# Scary Movie Halloween Hawthorne Village



## Sinister (Apr 18, 2004)

Check this out gang, you can have a collectible movie village from Hawthorne which puts out the yearly Halloween and Christmas villages! Each features Freddy Krueger, Jason Voorhees and Leatherface, plus replicas of their prospective abodes except there's just a cabin for Jason! :voorhees:

Here's the link where you can order one:http://www.collectiblestoday.com/ct/product/prdid-48196.jsp#

If I had the cash, one would definitely be on order for me. A lot can happen between now and All Hallows though...


----------



## Don of the Dead (Aug 17, 2005)

Sinister said:


> Check this out gang, you can have a collectible movie village from Hawthorne which puts out the yearly Halloween and Christmas villages! Each features Freddy Krueger, Jason Voorhees and Leatherface, plus replicas of their prospective abodes except there's just a cabin for Jason! :voorhees:
> 
> Here's the link where you can order one:http://www.collectiblestoday.com/ct/product/prdid-48196.jsp#
> 
> If I had the cash, one would definitely be on order for me.

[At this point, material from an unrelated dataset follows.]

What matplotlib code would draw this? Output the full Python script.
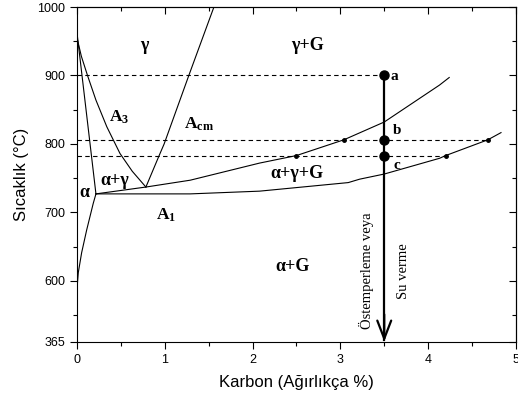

A lot can happen between now and All Hallows though...


If you get the order form form a magazine you "send no money now" and they bill you in 3 intallments. Which is what I did.
I'm a sucker for Jason Voorhees stuff.


----------



## Zombie-F (Apr 12, 2004)

Damn! I guess you are. Raxl (another member here) has a pretty extensive collection of Friday the 13th stuff too.


----------